CHALLENGE » Quote word for word the lines below, beginning with the first and ending with the one that has "import seaborn as sns". Drop the pictures.

[BEGIN]

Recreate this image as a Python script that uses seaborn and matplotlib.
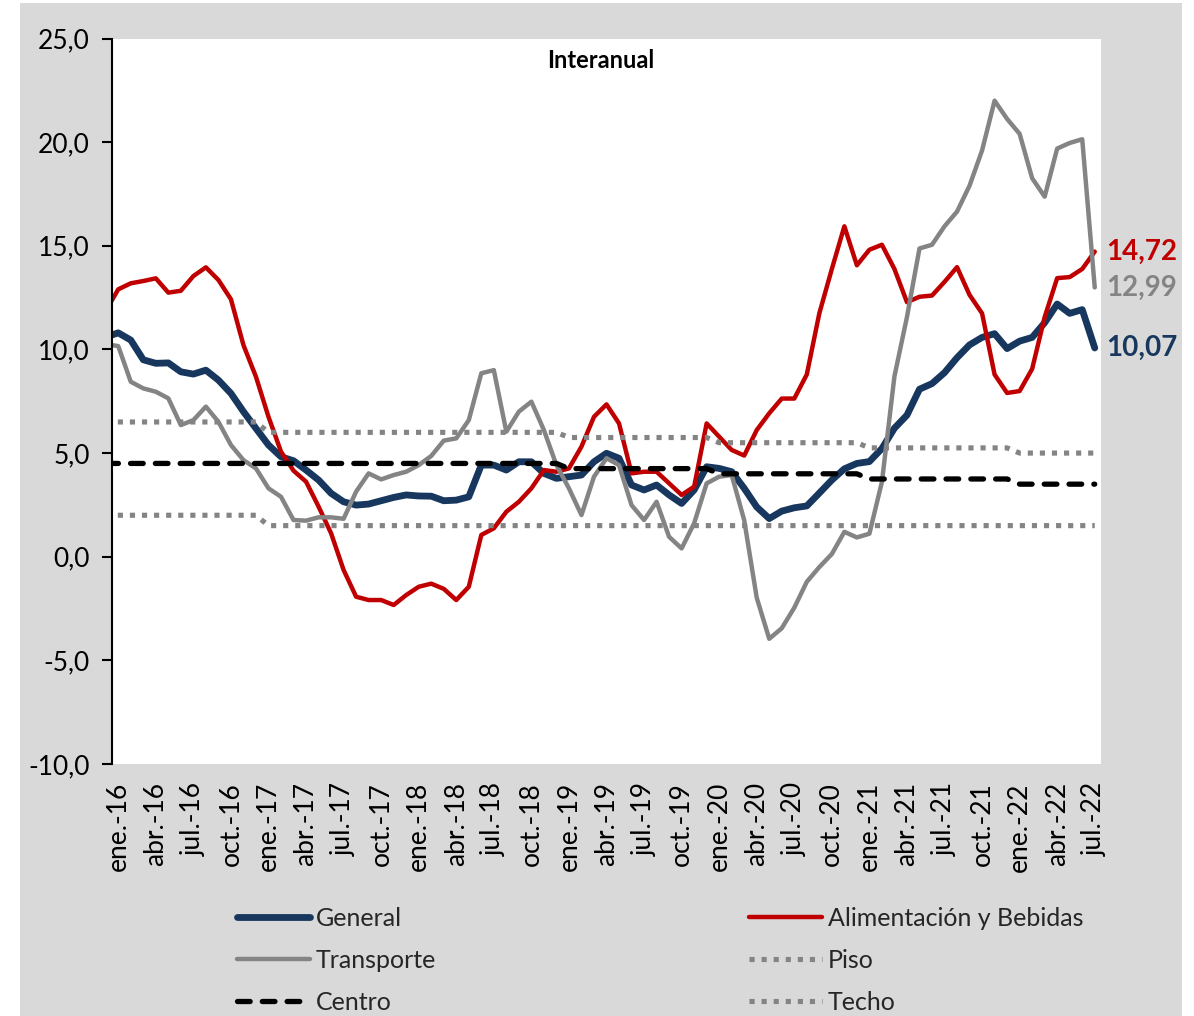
import numpy as np
import pandas as pd
import matplotlib
matplotlib.use("Agg")
import matplotlib.pyplot as plt
from matplotlib.patches import Rectangle
import seaborn as sns

# meses: dic.-15 .. jul.-22 (dic.-15 queda fuera del eje, solo da la pendiente inicial)
abrev = ["ene.", "feb.", "mar.", "abr.", "may.", "jun.", "jul.", "ago.", "sep.", "oct.", "nov.", "dic."]
meses = ["dic.-15"] + [f"{m}-{a}" for a in range(16, 23) for m in abrev]
meses = meses[:meses.index("jul.-22") + 1]

tick_labels = ["ene.-16", "abr.-16", "jul.-16", "oct.-16", "ene.-17", "abr.-17", "jul.-17", "oct.-17",
               "ene.-18", "abr.-18", "jul.-18", "oct.-18", "ene.-19", "abr.-19", "jul.-19", "oct.-19",
               "ene.-20", "abr.-20", "jul.-20", "oct.-20", "ene.-21", "abr.-21", "jul.-21", "oct.-21",
               "ene.-22", "abr.-22", "jul.-22"]

general = [10.6, 10.8, 10.45, 9.5, 9.33, 9.35, 8.92, 8.81, 9.0, 8.52, 7.88, 7.0, 6.19,
           5.39, 4.82, 4.63, 4.18, 3.7, 3.06, 2.65, 2.49, 2.54, 2.7, 2.86, 2.98,
           2.93, 2.92, 2.7, 2.73, 2.89, 4.42, 4.42, 4.18, 4.58, 4.58, 4.02, 3.78,
           3.86, 3.94, 4.58, 4.99, 4.75, 3.46, 3.22, 3.46, 2.98, 2.57, 3.22, 4.34,
           4.26, 4.1, 3.3, 2.4, 1.84, 2.2, 2.36, 2.45, 3.07, 3.7, 4.24, 4.5,
           4.59, 5.22, 6.2, 6.83, 8.08, 8.35, 8.88, 9.6, 10.22, 10.58, 10.76, 10.04,
           10.4, 10.58, 11.29, 12.19, 11.74, 11.92, 10.07]

alimentos = [11.86, 12.9, 13.19, 13.3, 13.43, 12.74, 12.83, 13.54, 13.96, 13.35, 12.42, 10.21, 8.68,
             6.75, 5.07, 4.15, 3.62, 2.42, 1.13, -0.64, -1.93, -2.09, -2.09, -2.33, -1.85,
             -1.45, -1.3, -1.55, -2.09, -1.45, 1.05, 1.37, 2.17, 2.65, 3.3, 4.18, 4.1,
             4.26, 5.31, 6.75, 7.35, 6.43, 4.02, 4.1, 4.1, 3.54, 2.98, 3.38, 6.43,
             5.79, 5.15, 4.88, 6.11, 6.92, 7.63, 7.63, 8.79, 11.74, 13.88, 15.94, 14.06,
             14.81, 15.05, 13.88, 12.28, 12.54, 12.6, 13.26, 13.97, 12.63, 11.74, 8.79, 7.9,
             7.99, 9.06, 11.56, 13.44, 13.49, 13.88, 14.72]

transporte = [10.26, 10.16, 8.44, 8.12, 7.96, 7.64, 6.35, 6.59, 7.24, 6.51, 5.39, 4.66, 4.26,
              3.3, 2.89, 1.77, 1.74, 1.9, 1.9, 1.83, 3.14, 4.02, 3.73, 3.94, 4.1,
              4.42, 4.86, 5.6, 5.71, 6.59, 8.85, 9.0, 6.03, 7.0, 7.48, 6.11, 4.42,
              3.3, 2.01, 3.86, 4.75, 4.42, 2.49, 1.77, 2.65, 0.96, 0.4, 1.61, 3.54,
              3.86, 3.94, 1.76, -1.98, -3.96, -3.45, -2.46, -1.21, -0.5, 0.13, 1.2, 0.93,
              1.11, 3.61, 8.7, 11.56, 14.87, 15.05, 15.94, 16.65, 17.9, 19.6, 22.0, 21.12,
              20.4, 18.26, 17.37, 19.69, 19.96, 20.14, 12.99]

piso = [2.0, 2.0, 2.0, 2.0, 2.0, 2.0, 2.0, 2.0, 2.0, 2.0, 2.0, 2.0, 2.0,
        1.5, 1.5, 1.5, 1.5, 1.5, 1.5, 1.5, 1.5, 1.5, 1.5, 1.5, 1.5,
        1.5, 1.5, 1.5, 1.5, 1.5, 1.5, 1.5, 1.5, 1.5, 1.5, 1.5, 1.5,
        1.5, 1.5, 1.5, 1.5, 1.5, 1.5, 1.5, 1.5, 1.5, 1.5, 1.5, 1.5,
        1.5, 1.5, 1.5, 1.5, 1.5, 1.5, 1.5, 1.5, 1.5, 1.5, 1.5, 1.5,
        1.5, 1.5, 1.5, 1.5, 1.5, 1.5, 1.5, 1.5, 1.5, 1.5, 1.5, 1.5,
        1.5, 1.5, 1.5, 1.5, 1.5, 1.5, 1.5]

centro = [4.5, 4.5, 4.5, 4.5, 4.5, 4.5, 4.5, 4.5, 4.5, 4.5, 4.5, 4.5, 4.5,
          4.5, 4.5, 4.5, 4.5, 4.5, 4.5, 4.5, 4.5, 4.5, 4.5, 4.5, 4.5,
          4.5, 4.5, 4.5, 4.5, 4.5, 4.5, 4.5, 4.5, 4.5, 4.5, 4.5, 4.5,
          4.25, 4.25, 4.25, 4.25, 4.25, 4.25, 4.25, 4.25, 4.25, 4.25, 4.25, 4.25,
          4.0, 4.0, 4.0, 4.0, 4.0, 4.0, 4.0, 4.0, 4.0, 4.0, 4.0, 4.0,
          3.75, 3.75, 3.75, 3.75, 3.75, 3.75, 3.75, 3.75, 3.75, 3.75, 3.75, 3.75,
          3.5, 3.5, 3.5, 3.5, 3.5, 3.5, 3.5]

techo = [6.5, 6.5, 6.5, 6.5, 6.5, 6.5, 6.5, 6.5, 6.5, 6.5, 6.5, 6.5, 6.5,
         6.0, 6.0, 6.0, 6.0, 6.0, 6.0, 6.0, 6.0, 6.0, 6.0, 6.0, 6.0,
         6.0, 6.0, 6.0, 6.0, 6.0, 6.0, 6.0, 6.0, 6.0, 6.0, 6.0, 6.0,
         5.75, 5.75, 5.75, 5.75, 5.75, 5.75, 5.75, 5.75, 5.75, 5.75, 5.75, 5.75,
         5.5, 5.5, 5.5, 5.5, 5.5, 5.5, 5.5, 5.5, 5.5, 5.5, 5.5, 5.5,
         5.25, 5.25, 5.25, 5.25, 5.25, 5.25, 5.25, 5.25, 5.25, 5.25, 5.25, 5.25,
         5.0, 5.0, 5.0, 5.0, 5.0, 5.0, 5.0]

AZUL = "#17375e"
ROJO = "#c00000"
GRIS = "#848484"

df = pd.DataFrame({"pos": np.arange(len(meses)), "mes": meses,
                   "General": general, "Alimentación y Bebidas": alimentos,
                   "Transporte": transporte, "Piso": piso, "Centro": centro, "Techo": techo})

estilos = {
    "General": dict(color=AZUL, lw=4.9, solid_capstyle="round"),
    "Alimentación y Bebidas": dict(color=ROJO, lw=3.2, solid_capstyle="round"),
    "Transporte": dict(color=GRIS, lw=3.2, solid_capstyle="round"),
    "Piso": dict(color=GRIS, lw=3.7, linestyle=(0, (1, 1.35))),
    "Centro": dict(color="black", lw=3.8, linestyle=(0, (2.4, 2.3)), dash_capstyle="round"),
    "Techo": dict(color=GRIS, lw=3.7, linestyle=(0, (1, 1.35))),
}

sns.set_theme(style="white")
plt.rcParams["font.family"] = ["Lato", "DejaVu Sans"]

W, H = 1194, 1016
fig = plt.figure(figsize=(W / 100, H / 100), dpi=100)
fig.patches.append(Rectangle((20 / W, 0), (1182 - 20) / W, (H - 3) / H, transform=fig.transFigure,
                             facecolor="#d9d9d9", edgecolor="none", zorder=-5))
ax = fig.add_axes([112 / W, 1 - 764 / H, (1101 - 112) / W, (764 - 38.5) / H])
ax.set_facecolor("white")

for nombre, st in estilos.items():
    sns.lineplot(data=df, x="pos", y=nombre, ax=ax, label=nombre, legend=False, sort=False, **st)

ax.set_xlim(0.5, len(meses) - 0.5)
ax.set_ylim(-10, 25)
yt = np.arange(-10, 26, 5)
ax.set_yticks(yt, [f"{v:.1f}".replace(".", ",") for v in yt])
ax.set_xticks([meses.index(t) for t in tick_labels], tick_labels, rotation=90)
ax.tick_params(axis="x", length=0, pad=13, labelsize=19, colors="black")
ax.tick_params(axis="y", left=True, length=7, width=1.5, direction="out", pad=9, labelsize=19, colors="black")
ax.set_xlabel("")
ax.set_ylabel("")
for s in ["top", "right", "bottom"]:
    ax.spines[s].set_visible(False)
ax.spines["left"].set_color("black")
ax.spines["left"].set_linewidth(1.5)

ax.text(0.494, 0.969, "Interanual", transform=ax.transAxes, ha="center", va="center",
        fontsize=17, fontweight="bold", color="black")

# valores finales a la derecha
ultimo = len(meses) - 1
for serie, col in [(alimentos, ROJO), (transporte, GRIS), (general, AZUL)]:
    ax.annotate(f"{serie[-1]:.2f}".replace(".", ","), xy=(ultimo, serie[-1]), xytext=(8, 0),
                textcoords="offset points", ha="left", va="center", fontsize=20,
                fontweight="bold", color=col, annotation_clip=False)

lineas = {l.get_label(): l for l in ax.get_lines()}
col1 = ["General", "Transporte", "Centro"]
col2 = ["Alimentación y Bebidas", "Piso", "Techo"]
for nombres, x0 in [(col1, 237), (col2, 749)]:
    fig.legend([lineas[n] for n in nombres], nombres, loc="upper left",
               bbox_to_anchor=(x0 / W, 1 - 907 / H), frameon=False, fontsize=18,
               handlelength=2.9, handletextpad=0.25, labelspacing=0.75,
               borderpad=0, borderaxespad=0)

fig.savefig("out.png", dpi=100)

[END]

PROBLEM SOLUTION »
Recreate this image as a Python script that uses seaborn and matplotlib.
import numpy as np
import pandas as pd
import matplotlib
matplotlib.use("Agg")
import matplotlib.pyplot as plt
from matplotlib.patches import Rectangle
import seaborn as sns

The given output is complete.